Sunday, November 28, 2010

Making failure interesting

I've just started a Planescape game for my BF. I tried to run him a Planescape game once before, a two years back, but he didn't really take to it, finding the sheer amount of weird too overwhelming. We've got a new system in tow now, and with a new Player's Guide for that system, it seems to have suddenly clicked in his mind as Fun rather than Bewildering.

Lucky me. :) I love Planescape and have wanted to run a game set there for ages. It's the kind of setting where anything can happen, where I can introduce just about any villain or location or adventure that I can think of. To make things easier on the both of us, I've limited our adventure space to the Outlands, a large area including a city of paladins, the realm of the Celtic gods, and walking towers, but still an enclosed area for us to explore first.

In any case, I'm actually feeling wildly optimistic about this game. BF is really into it (he has a wavering attention span, so this is important) and it's an easy setting to use to help me improve an area of GM-weakness I've got because it encourages roleplaying and bizarre happenings.
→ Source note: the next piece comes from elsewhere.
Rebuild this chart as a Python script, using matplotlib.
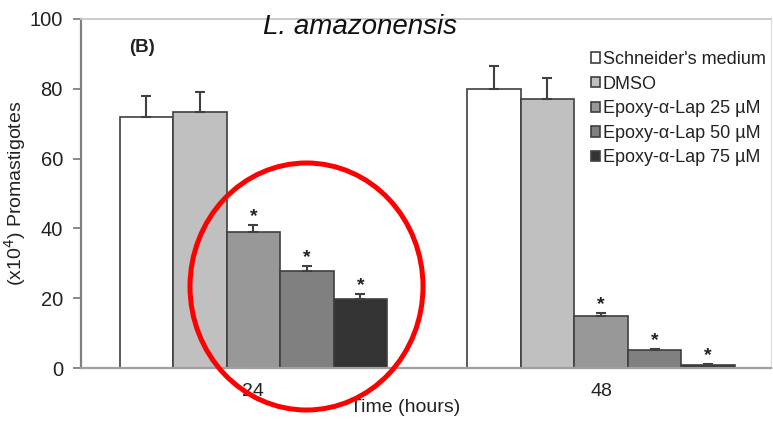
import matplotlib
matplotlib.use("Agg")
import matplotlib.pyplot as plt
from matplotlib.patches import Ellipse
import numpy as np

plt.rcParams['font.family'] = ['Liberation Sans', 'DejaVu Sans']

times = ['24', '48']
groups = ["Schneider's medium", 'DMSO', 'Epoxy-\u03b1-Lap 25 \u00b5M',
          'Epoxy-\u03b1-Lap 50 \u00b5M', 'Epoxy-\u03b1-Lap 75 \u00b5M']
colors = ['#ffffff', '#c0c0c0', '#989898', '#808080', '#333333']
# promastigotes (x10^4) per group at 24 h and 48 h
means = [[72.0, 79.8], [73.3, 77.0], [38.9, 14.9], [27.8, 5.2], [19.9, 0.9]]
errs = [[5.9, 6.8], [5.7, 6.1], [2.1, 0.8], [1.4, 0.3], [1.2, 0.2]]
signif = [False, False, True, True, True]

fig = plt.figure(figsize=(7.73, 4.21), dpi=100)
ax = fig.add_axes([81/773, 53/421, 690/773, 349/421])

x = np.arange(len(times))
w = 0.154
for i, g in enumerate(groups):
    pos = x + (i - 2) * w
    ax.bar(pos, means[i], w, color=colors[i], edgecolor='#404040', linewidth=1.2,
           label=g, zorder=2,
           yerr=[np.zeros(len(times)), errs[i]], capsize=3.5,
           error_kw=dict(ecolor='#404040', elinewidth=1.5, capthick=1.5))
    if signif[i]:
        for p, m, e in zip(pos, means[i], errs[i]):
            ax.annotate('*', (p, m + e), xytext=(0, 0), textcoords='offset points',
                        ha='center', va='bottom', fontsize=14, fontweight='bold',
                        color='#222222')

ax.set_xlim(-0.496, 1.489)
ax.set_ylim(0, 100)
ax.set_yticks(range(0, 101, 20))
ax.set_xticks(x)
ax.set_xticklabels(times)
ax.tick_params(axis='y', length=6, width=1.3, color='#808080', labelsize=14.5,
               labelcolor='#222222', pad=7)
ax.tick_params(axis='x', length=0, labelsize=14, labelcolor='#222222', pad=11)

for s, c, lw in [('left', '#808080', 1.6), ('bottom', '#a0a0a0', 1.6),
                 ('top', '#c8c8c8', 1.3), ('right', '#e0e0e0', 1.0)]:
    ax.spines[s].set_color(c)
    ax.spines[s].set_linewidth(lw)

ax.set_ylabel('(x10$^{4}$) Promastigotes', fontsize=14, color='#222222')
ax.yaxis.set_label_coords(-53/690, 0.5)
fig.text(405/773, 1 - 407/421, 'Time (hours)', ha='center', va='center',
         fontsize=14, color='#222222')
fig.text(360/773, 1 - 27/421, 'L. amazonensis', ha='center', va='center',
         fontsize=20, style='italic', color='#111111')
ax.text(142/773, 1 - 47/421, '(B)', transform=fig.transFigure, ha='center',
        va='center', fontsize=13.5, fontweight='bold', color='#222222')

ax.legend(loc='upper left', bbox_to_anchor=(582/773, 1 - 42/421),
          bbox_transform=fig.transFigure, frameon=False, fontsize=13,
          handlelength=0.5, handleheight=0.5, handletextpad=0.15,
          labelspacing=0.42, borderpad=0, labelcolor='#222222')

circle = Ellipse((306.5/773, 1 - 286.5/421), 233/773, 247/421,
                 transform=fig.transFigure, fill=False, edgecolor='#ff0000',
                 linewidth=3.6, zorder=10)
fig.patches.append(circle)

fig.savefig('out.png', dpi=100)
I understand the whole "yes and/but" philosophy of GMing and try hard to stick to it; easier done, as I've only got to watch after one player's random schemes and plans. Letting BF try to interact with the game world (even in ways I hadn't considered or I initially wrote off) keeps him invested in what's going on, challenges me as a DM to think about what happens next, and keeps the game moving forward. He doesn't get to automatically succeed on everything he does, but his attempts have an effect on the game world, even if just in small ways. If he wants to convince the Red Knights that they should swear loyalty to him, then he can; now the Knights are divided because some didn't want to follow him, and he has a group preaching against him/harrying him/joining with his antagonist, but he also gets some Red Knights to help him protect his home kingdom.

Lately I've been focused on trying to make failures as dynamic and interesting. When I first started gaming my GMs ruled failures to be as flat and miserable as possible; if you try to sneak up behind a guard and jump him but the roll is low, then you stab yourself in the foot accidentally; if you try to sweet talk the princess but fail the diplomacy roll then you suddenly forget words and start drooling. It was sometimes amusing, but mostly it served to discourage the players from trying anything. Plus, it established the idea that we were incredibly incompetent, because why else would seasoned veterans spend so much time dropping their weapons on their feet? Overall this method of "no, and you're also a loser" actually worked against what these GMs claimed they wanted in their games, disrupting the atmosphere and keeping us from getting involved in the story.

So I've been trying to make something happen after a failure just as it would a success--and I had my first real "light bulb" moment last session. BF had just entered a new city and decided to make a haggle roll to find a good inn for the night, but he rolled very low. I had expected to just make up a nice inn for him but suddenly that didn't seem to match what the dice had in mind, so I declared that BF's character wandered the trade district for an hour, unable to get directions as he made various cultural missteps in his dealings with the natives, until finally stumbling upon the last inn that would take him, the Bed and Food. The insides were sparse and dusty, with one painting of a wilted flower for decoration, and the food was dry and bland. The innkeeper was a very eager but obviously overwhelmed dwarf. Rather than just end there, with him feeling bad about rolling low, I decided to have the innkeeper talk with BF's character. The innkeeper explained that he had been an accountant but took over the family business when his father fell ill, and didn't understand why his straightforward attempts weren't attracting customers. After some back and forth BF brainstormed some ways the innkeeper could improve his business--and then the dwarf offered BF free food and board for the rest of his stay in the city, so long as he helped him redecorate and find a new cook. BF was super jazzed at the end of the session, and I was pleased that I had managed to generate a mini-quest out of his botched roll.

Fingers crossed for next session. I'm going to use the Bed and Food inn to help introduce some characters (like a money-grubbing ooze mephit) and help wrap up the issue of the trade caravans being attacked.